The report found that in contrast to rising health standards for Maori and Canadian First Nations peoples, one in three indigenous men will die before he reaches 55 years.

Strengthened by a ream of such figures, representatives of Victoria's 36 tribal groups met two weeks ago to debate a protest strategy for the Games, and backed BlackGST's plans for the Kings Domain Camp.

They plan to mobilise supporters for mass demonstrations. Targan is confident that with 120,000 Aborigines in Victoria, BlackGST's target of 20,000 demonstrators can be reached. Police believe that at best Camp Sovereignty will attract 2000.

For the moment at least, Camp Sovereignty is peaceful.
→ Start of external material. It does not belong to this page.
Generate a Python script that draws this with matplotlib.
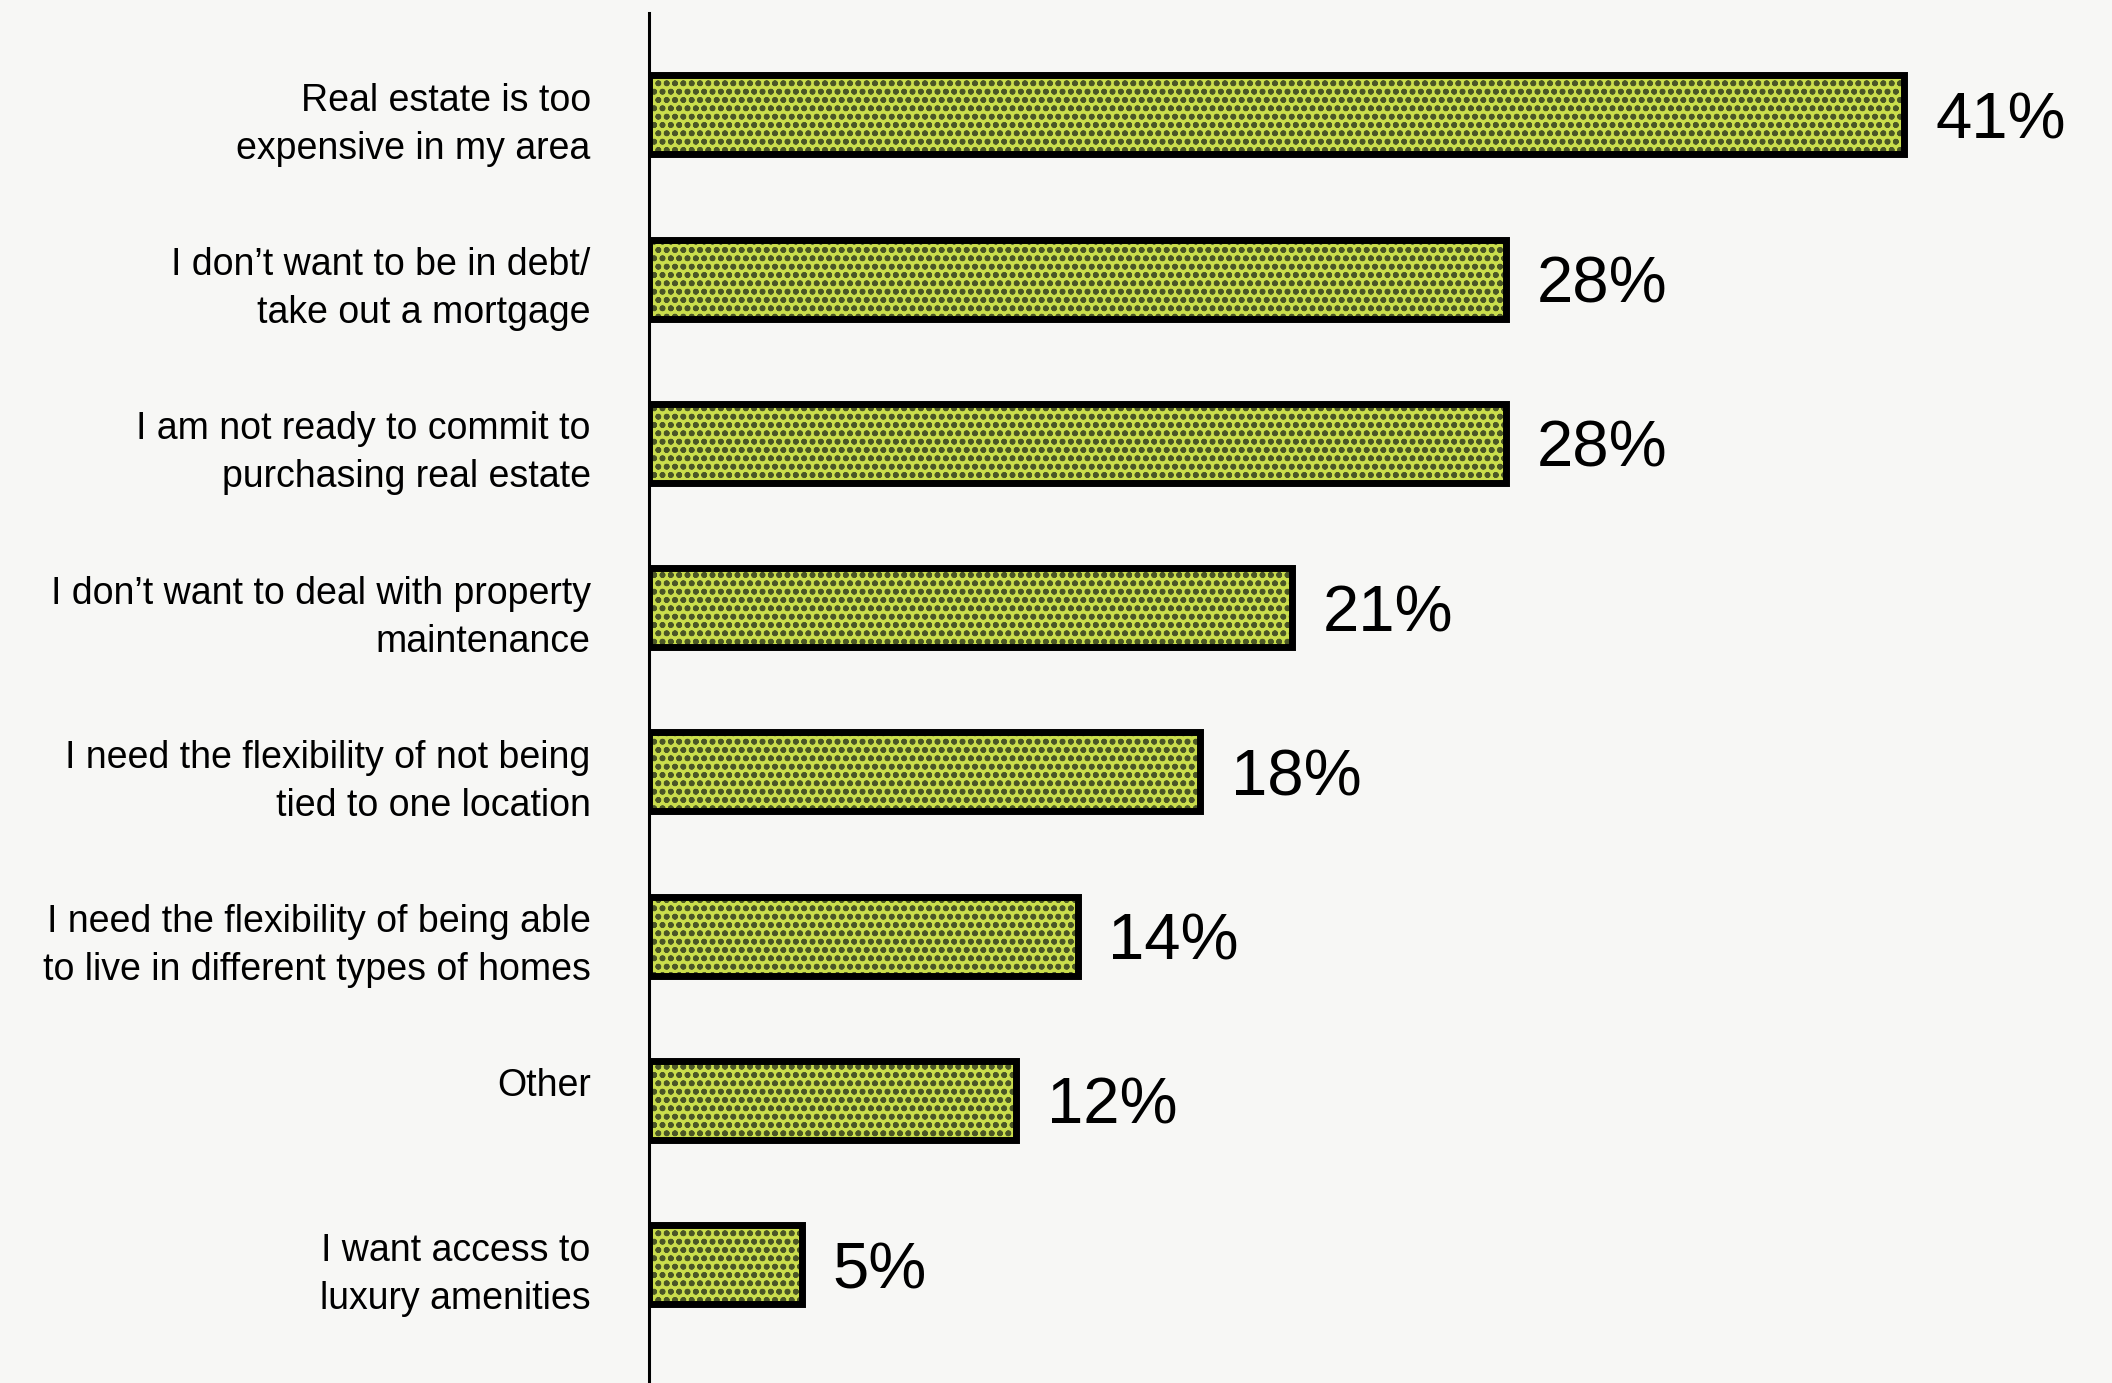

Police and park rangers arrived after the camp was set up on Sunday in defiance of special Games laws but took part in the fire ceremony and left. How long that continues remains to be seen.



Equality end of the game


Today a new book, Australia's Blackest Sporting Moments - The Top 100 will be launched at the protesters' camp, detailing the worst in incidents of racism in sports.


Tomorrow , again in defiance of Games laws, protesters march on the Old Exhibition Centre, where the Queen and Prince Phillip will be lunching.


"We're aiming at equality for the first time since 1777, and we're not stopping short of that," says protester Targan.